◆ **AIM**: Retype each line of the material exactly, please, skipping any picture in it.

***** DATASET SECTION *****

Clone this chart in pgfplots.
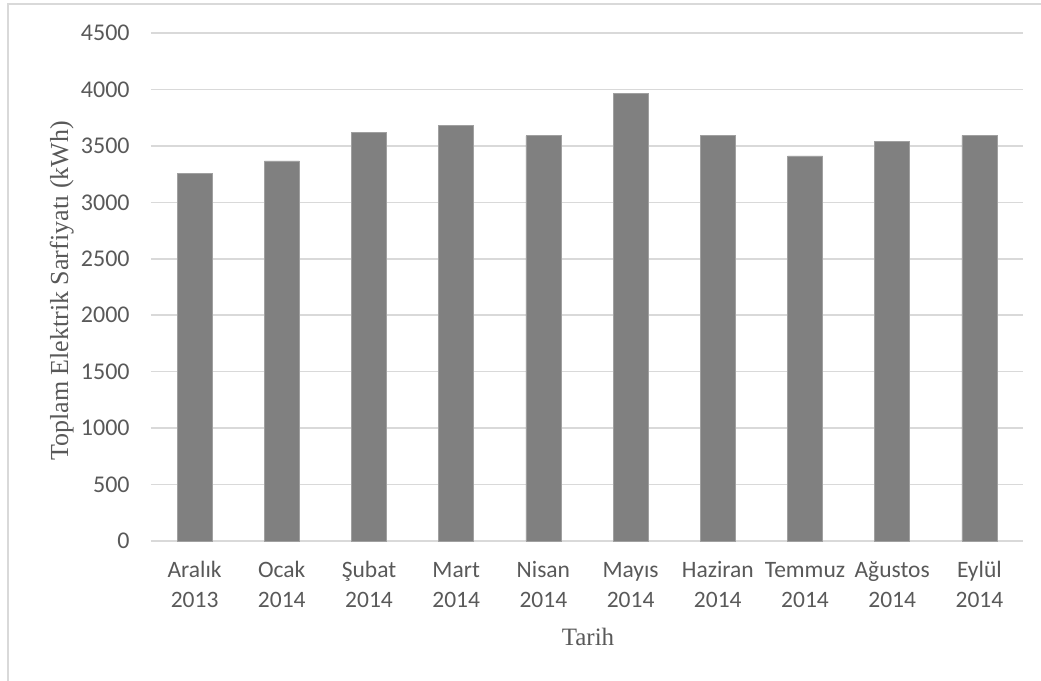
\documentclass[border=0pt]{standalone}
\usepackage{pgfplots}
\pgfplotsset{compat=1.18}
\usepackage{fontspec}
\setmainfont{Liberation Serif}
\newfontfamily\calibri{Carlito}
\definecolor{barc}{HTML}{808080}
\definecolor{baredge}{HTML}{A0A0A0}
\definecolor{gridc}{HTML}{D9D9D9}
\definecolor{txt}{HTML}{595959}
\definecolor{framec}{HTML}{D9D9D9}
\begin{document}
\begin{tikzpicture}
\useasboundingbox (0,0) rectangle (520.5pt,340.5pt);
\draw[framec, line width=0.75pt] (4pt,0pt) -- (4pt,338.5pt) -- (520.5pt,338.5pt);
\begin{axis}[
  at={(75.5pt,70pt)}, anchor=south west,
  scale only axis, width=436pt, height=254pt,
  ybar, bar width=17.5pt,
  xmin=-0.5, xmax=9.5, ymin=0, ymax=4500,
  ytick={0,500,...,4500},
  xtick={0,...,9},
  xticklabels={
    {\rule{0pt}{10pt}Aralık\\2013},
    {\rule{0pt}{10pt}Ocak\\2014},
    {\rule{0pt}{10pt}Şubat\\2014},
    {\rule{0pt}{10pt}Mart\\2014},
    {\rule{0pt}{10pt}Nisan\\2014},
    {\rule{0pt}{10pt}Mayıs\\2014},
    {\rule{0pt}{10pt}Haziran\\2014},
    {\rule{0pt}{10pt}Temmuz\\2014},
    {\rule{0pt}{10pt}Ağustos\\2014},
    {\rule{0pt}{10pt}Eylül\\2014}},
  major tick length=0pt,
  axis line style={draw=none},
  ymajorgrids, grid style={gridc, line width=0.75pt},
  /pgf/number format/assume math mode=true,
  scaled y ticks=false,
  yticklabel style={font=\calibri\fontsize{12}{14}\selectfont, text=txt, anchor=east, inner sep=0pt, xshift=-10.5pt},
  xticklabel style={font=\calibri\fontsize{11.75}{15}\selectfont, text=txt, anchor=north, align=center, inner sep=0pt, yshift=-7.85pt},
  yticklabel={\pgfmathprintnumber[fixed, 1000 sep={}]{\tick}},
  clip=false,
]
\addplot[fill=barc, draw=baredge, line width=0.4pt] coordinates {
  (0,3254) (1,3367) (2,3621) (3,3678) (4,3589)
  (5,3961) (6,3594) (7,3411) (8,3538) (9,3594)
};
\end{axis}
\node[anchor=base, text=txt, font=\fontsize{12.5}{15}\selectfont, inner sep=0pt] at (294pt,17.5pt) {Tarih};
\node[anchor=base, rotate=90, text=txt, font=\fontsize{13}{15}\selectfont, inner sep=0pt] at (34pt,195pt) {Toplam Elektrik Sarfiyatı (kWh)};
\end{tikzpicture}
\end{document}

*****

◆ **SOLUTION**:
Clone this chart in pgfplots.
\documentclass[border=0pt]{standalone}
\usepackage{pgfplots}
\pgfplotsset{compat=1.18}
\usepackage{fontspec}
\setmainfont{Liberation Serif}
\newfontfamily\calibri{Carlito}
\definecolor{barc}{HTML}{808080}
\definecolor{baredge}{HTML}{A0A0A0}
\definecolor{gridc}{HTML}{D9D9D9}
\definecolor{txt}{HTML}{595959}
\definecolor{framec}{HTML}{D9D9D9}
\begin{document}
\begin{tikzpicture}
\useasboundingbox (0,0) rectangle (520.5pt,340.5pt);
\draw[framec, line width=0.75pt] (4pt,0pt) -- (4pt,338.5pt) -- (520.5pt,338.5pt);
\begin{axis}[
  at={(75.5pt,70pt)}, anchor=south west,
  scale only axis, width=436pt, height=254pt,
  ybar, bar width=17.5pt,
  xmin=-0.5, xmax=9.5, ymin=0, ymax=4500,
  ytick={0,500,...,4500},
  xtick={0,...,9},
  xticklabels={
    {\rule{0pt}{10pt}Aralık\\2013},
    {\rule{0pt}{10pt}Ocak\\2014},
    {\rule{0pt}{10pt}Şubat\\2014},
    {\rule{0pt}{10pt}Mart\\2014},
    {\rule{0pt}{10pt}Nisan\\2014},
    {\rule{0pt}{10pt}Mayıs\\2014},
    {\rule{0pt}{10pt}Haziran\\2014},
    {\rule{0pt}{10pt}Temmuz\\2014},
    {\rule{0pt}{10pt}Ağustos\\2014},
    {\rule{0pt}{10pt}Eylül\\2014}},
  major tick length=0pt,
  axis line style={draw=none},
  ymajorgrids, grid style={gridc, line width=0.75pt},
  /pgf/number format/assume math mode=true,
  scaled y ticks=false,
  yticklabel style={font=\calibri\fontsize{12}{14}\selectfont, text=txt, anchor=east, inner sep=0pt, xshift=-10.5pt},
  xticklabel style={font=\calibri\fontsize{11.75}{15}\selectfont, text=txt, anchor=north, align=center, inner sep=0pt, yshift=-7.85pt},
  yticklabel={\pgfmathprintnumber[fixed, 1000 sep={}]{\tick}},
  clip=false,
]
\addplot[fill=barc, draw=baredge, line width=0.4pt] coordinates {
  (0,3254) (1,3367) (2,3621) (3,3678) (4,3589)
  (5,3961) (6,3594) (7,3411) (8,3538) (9,3594)
};
\end{axis}
\node[anchor=base, text=txt, font=\fontsize{12.5}{15}\selectfont, inner sep=0pt] at (294pt,17.5pt) {Tarih};
\node[anchor=base, rotate=90, text=txt, font=\fontsize{13}{15}\selectfont, inner sep=0pt] at (34pt,195pt) {Toplam Elektrik Sarfiyatı (kWh)};
\end{tikzpicture}
\end{document}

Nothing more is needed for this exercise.